▶ **WORK TO DO**
Write out exactly the lines from the line with "Generate a LaTeX" through the line with "(0,0) rectangle (936,980);", both ends included, and no other line.

▶ **TASK DATA**
+---+
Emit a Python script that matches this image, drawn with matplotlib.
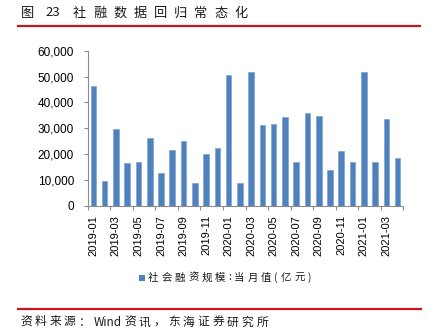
+---+
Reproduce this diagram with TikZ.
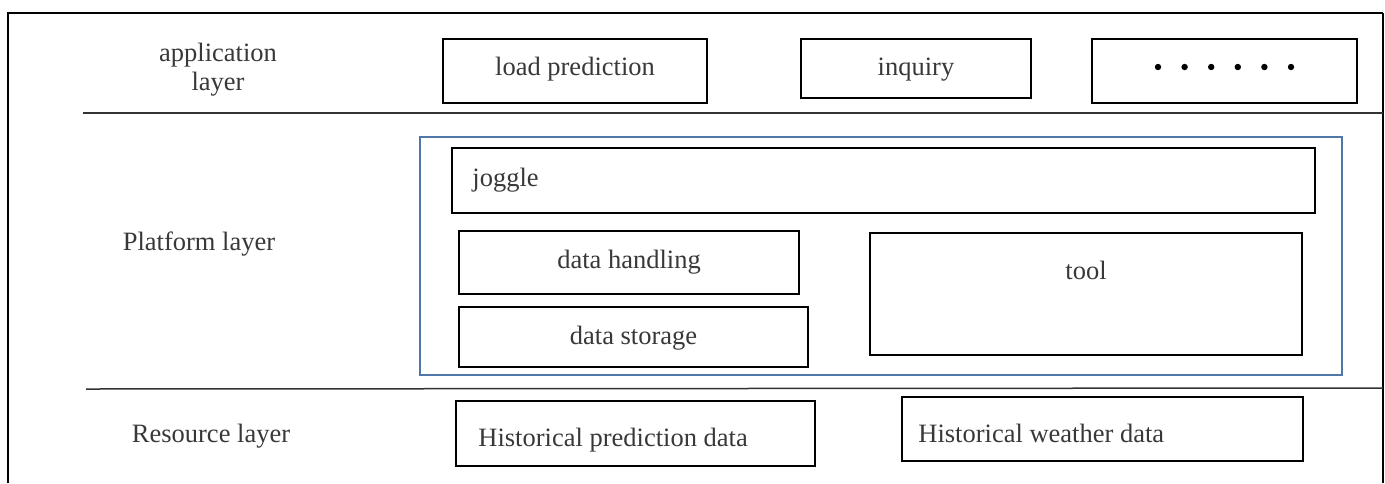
+---+
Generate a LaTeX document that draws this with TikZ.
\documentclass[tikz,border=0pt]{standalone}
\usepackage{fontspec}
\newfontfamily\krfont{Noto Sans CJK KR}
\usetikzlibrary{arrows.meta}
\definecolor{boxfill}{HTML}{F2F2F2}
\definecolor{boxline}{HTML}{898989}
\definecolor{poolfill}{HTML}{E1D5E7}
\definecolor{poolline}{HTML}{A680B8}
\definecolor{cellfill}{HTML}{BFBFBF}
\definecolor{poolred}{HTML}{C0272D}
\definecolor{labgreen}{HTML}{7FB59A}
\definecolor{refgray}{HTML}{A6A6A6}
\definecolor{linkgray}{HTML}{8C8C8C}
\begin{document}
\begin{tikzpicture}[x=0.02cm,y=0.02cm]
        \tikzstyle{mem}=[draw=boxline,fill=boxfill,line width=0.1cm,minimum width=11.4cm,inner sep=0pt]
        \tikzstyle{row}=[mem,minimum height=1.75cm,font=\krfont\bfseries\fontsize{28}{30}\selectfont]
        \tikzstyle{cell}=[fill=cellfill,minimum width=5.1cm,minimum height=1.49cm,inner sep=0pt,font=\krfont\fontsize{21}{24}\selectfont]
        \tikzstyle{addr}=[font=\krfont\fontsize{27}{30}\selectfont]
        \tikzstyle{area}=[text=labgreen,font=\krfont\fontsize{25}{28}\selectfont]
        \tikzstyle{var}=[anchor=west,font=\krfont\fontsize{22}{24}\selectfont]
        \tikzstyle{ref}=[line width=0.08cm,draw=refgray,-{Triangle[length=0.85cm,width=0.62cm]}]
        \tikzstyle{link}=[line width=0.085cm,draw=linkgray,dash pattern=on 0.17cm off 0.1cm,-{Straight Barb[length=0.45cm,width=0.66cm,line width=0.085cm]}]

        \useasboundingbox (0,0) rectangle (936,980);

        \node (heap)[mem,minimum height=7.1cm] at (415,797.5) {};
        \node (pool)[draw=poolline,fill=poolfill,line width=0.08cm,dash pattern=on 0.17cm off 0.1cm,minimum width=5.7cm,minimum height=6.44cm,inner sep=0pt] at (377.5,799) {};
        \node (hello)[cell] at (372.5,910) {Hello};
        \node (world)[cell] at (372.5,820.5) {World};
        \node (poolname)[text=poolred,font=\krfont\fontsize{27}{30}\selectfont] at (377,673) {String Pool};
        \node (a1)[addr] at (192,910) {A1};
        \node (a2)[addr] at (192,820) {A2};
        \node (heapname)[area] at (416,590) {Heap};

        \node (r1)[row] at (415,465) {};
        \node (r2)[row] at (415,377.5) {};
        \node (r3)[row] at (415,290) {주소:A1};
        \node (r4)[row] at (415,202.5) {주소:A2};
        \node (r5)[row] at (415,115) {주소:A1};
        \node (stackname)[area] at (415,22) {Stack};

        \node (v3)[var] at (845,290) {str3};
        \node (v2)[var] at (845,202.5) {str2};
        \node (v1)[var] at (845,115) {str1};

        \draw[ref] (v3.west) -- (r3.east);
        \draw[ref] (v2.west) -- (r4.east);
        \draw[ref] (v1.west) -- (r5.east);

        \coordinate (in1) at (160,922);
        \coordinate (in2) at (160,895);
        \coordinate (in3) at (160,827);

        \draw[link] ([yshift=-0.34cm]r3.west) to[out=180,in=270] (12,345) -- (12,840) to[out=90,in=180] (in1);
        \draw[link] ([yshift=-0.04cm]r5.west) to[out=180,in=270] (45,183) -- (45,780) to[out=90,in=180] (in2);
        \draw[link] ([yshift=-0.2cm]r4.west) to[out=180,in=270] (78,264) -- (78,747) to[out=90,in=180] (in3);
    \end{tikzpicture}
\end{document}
+---+
▶ **SOLUTION**
Generate a LaTeX document that draws this with TikZ.
\documentclass[tikz,border=0pt]{standalone}
\usepackage{fontspec}
\newfontfamily\krfont{Noto Sans CJK KR}
\usetikzlibrary{arrows.meta}
\definecolor{boxfill}{HTML}{F2F2F2}
\definecolor{boxline}{HTML}{898989}
\definecolor{poolfill}{HTML}{E1D5E7}
\definecolor{poolline}{HTML}{A680B8}
\definecolor{cellfill}{HTML}{BFBFBF}
\definecolor{poolred}{HTML}{C0272D}
\definecolor{labgreen}{HTML}{7FB59A}
\definecolor{refgray}{HTML}{A6A6A6}
\definecolor{linkgray}{HTML}{8C8C8C}
\begin{document}
\begin{tikzpicture}[x=0.02cm,y=0.02cm]
        \tikzstyle{mem}=[draw=boxline,fill=boxfill,line width=0.1cm,minimum width=11.4cm,inner sep=0pt]
        \tikzstyle{row}=[mem,minimum height=1.75cm,font=\krfont\bfseries\fontsize{28}{30}\selectfont]
        \tikzstyle{cell}=[fill=cellfill,minimum width=5.1cm,minimum height=1.49cm,inner sep=0pt,font=\krfont\fontsize{21}{24}\selectfont]
        \tikzstyle{addr}=[font=\krfont\fontsize{27}{30}\selectfont]
        \tikzstyle{area}=[text=labgreen,font=\krfont\fontsize{25}{28}\selectfont]
        \tikzstyle{var}=[anchor=west,font=\krfont\fontsize{22}{24}\selectfont]
        \tikzstyle{ref}=[line width=0.08cm,draw=refgray,-{Triangle[length=0.85cm,width=0.62cm]}]
        \tikzstyle{link}=[line width=0.085cm,draw=linkgray,dash pattern=on 0.17cm off 0.1cm,-{Straight Barb[length=0.45cm,width=0.66cm,line width=0.085cm]}]

        \useasboundingbox (0,0) rectangle (936,980);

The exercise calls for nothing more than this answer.